You know, if you had told me that less than three years after the most horrific attack on American soil in history, I’d be looking at an MSNBC graphic reading “Culture Wars” with a picture of Janet Jackson and intertwined male-male and female-female symbols… I don’t think I’d have been surprised at all, actually, because the fact is that this country, and all countries, really, will never want for busybody idiots.
It’s gratifying to see that, according to OxBlog, Bush’s proposed religious-right Constitutional graffiti doesn’t stand a chance of passing the Senate. (Link courtesy of Andrew Sullivan.) My hope is also that the hypocrisy inherent in this administration’s endorsement of an apparently pornographically violent film, coming as it does at a time when they’re using the power of the government to intimidate companies into cracking down on exposed tits and the use of dirty words, will be apparent to everyone.
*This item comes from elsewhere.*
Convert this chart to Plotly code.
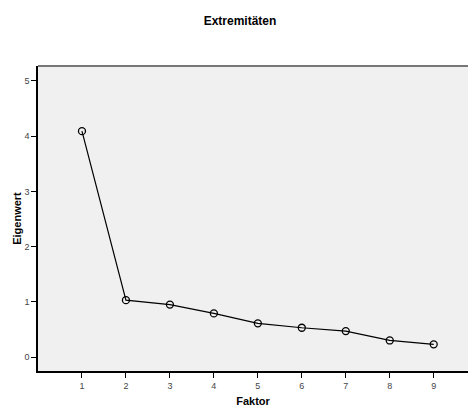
import plotly.graph_objects as go

factors = [1, 2, 3, 4, 5, 6, 7, 8, 9]
eigenvalues = [4.09, 1.03, 0.95, 0.79, 0.61, 0.53, 0.47, 0.30, 0.23]
x_ticks = [1, 2, 3, 4, 5, 6, 7, 8, 9]
y_ticks = [0, 1, 2, 3, 4, 5]

fig = go.Figure()
fig.add_trace(go.Scatter(
    x=factors, y=eigenvalues, mode="lines+markers",
    line=dict(color="black", width=1.2),
    marker=dict(symbol="circle-open", size=7, color="black", line=dict(width=1.3)),
    showlegend=False,
))

fig.update_layout(
    width=468, height=407,
    margin=dict(l=38, r=0, t=66, b=36),
    paper_bgcolor="white", plot_bgcolor="#F0F0F0",
    font=dict(family="Liberation Sans, Arial", color="#333"),
    title=dict(text="<b>Extremitäten</b>", x=240/468, xanchor="center",
               y=1-21/407, yanchor="middle", font=dict(size=12, color="black")),
    xaxis=dict(range=[0, 9.78], tickvals=x_ticks, ticks="outside", ticklen=5,
               tickcolor="black", showgrid=False, zeroline=False,
               showline=True, linecolor="black", linewidth=1.5,
               tickfont=dict(size=9, color="#444"),
               title=dict(text="<b>Faktor</b>", font=dict(size=11, color="black"), standoff=8)),
    yaxis=dict(range=[-0.253, 5.27], tickvals=y_ticks, ticks="outside", ticklen=5,
               tickcolor="black", showgrid=False, zeroline=False,
               showline=True, linecolor="black", linewidth=1.5,
               tickfont=dict(size=9, color="#444"),
               title=dict(text="<b>Eigenwert</b>", font=dict(size=11, color="black"), standoff=1)),
)
fig.add_shape(type="line", xref="paper", yref="paper", x0=0, x1=1, y0=1, y1=1,
              line=dict(color="#777", width=2))

fig.write_html("out.html")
Regarding the Howard Stern situation itself, I don’t think it’s as clear cut as people are acting. I think Stern is an unfunny moron who basically got in trouble with one of his bosses, so Jeff Jarvis‘s high dudgeon over the issue strikes me as hubris in the extreme. However, people in the “it’s no big deal” camp, like the inexcusably oblivious Glenn Reynolds, are glossing over the fact that this corporate crackdown, while not technically censorship, is only happening because the government is using its muscle to bully the companies into doing the censoring so the feds won’t have to. By the letter of the law I suppose this is okay, but the words “congressional investigation” or “government hearings” are ones I never want to see in near proximity with speech issues. When that happens, you get travesties like the Comics Code, which destroyed publishers and gutted the medium for decades, or the music industry’s Parental Advisory stickers, which are treated like the Scarlet Letter by some of the country’s largest music retailers. It’s grotesque to watch my tax dollars at work forcing entertainment and media moguls to abase themselves at the feet of Congress, and restrict speech in their products out of fear of the wrath of the government.
The only culture war I’m interested in fighting right now is the one between freedom and tyranny, democracy and theocracy, equality and bigotry, liberty and terror. I don’t want to have to guess as to which side my own government is on.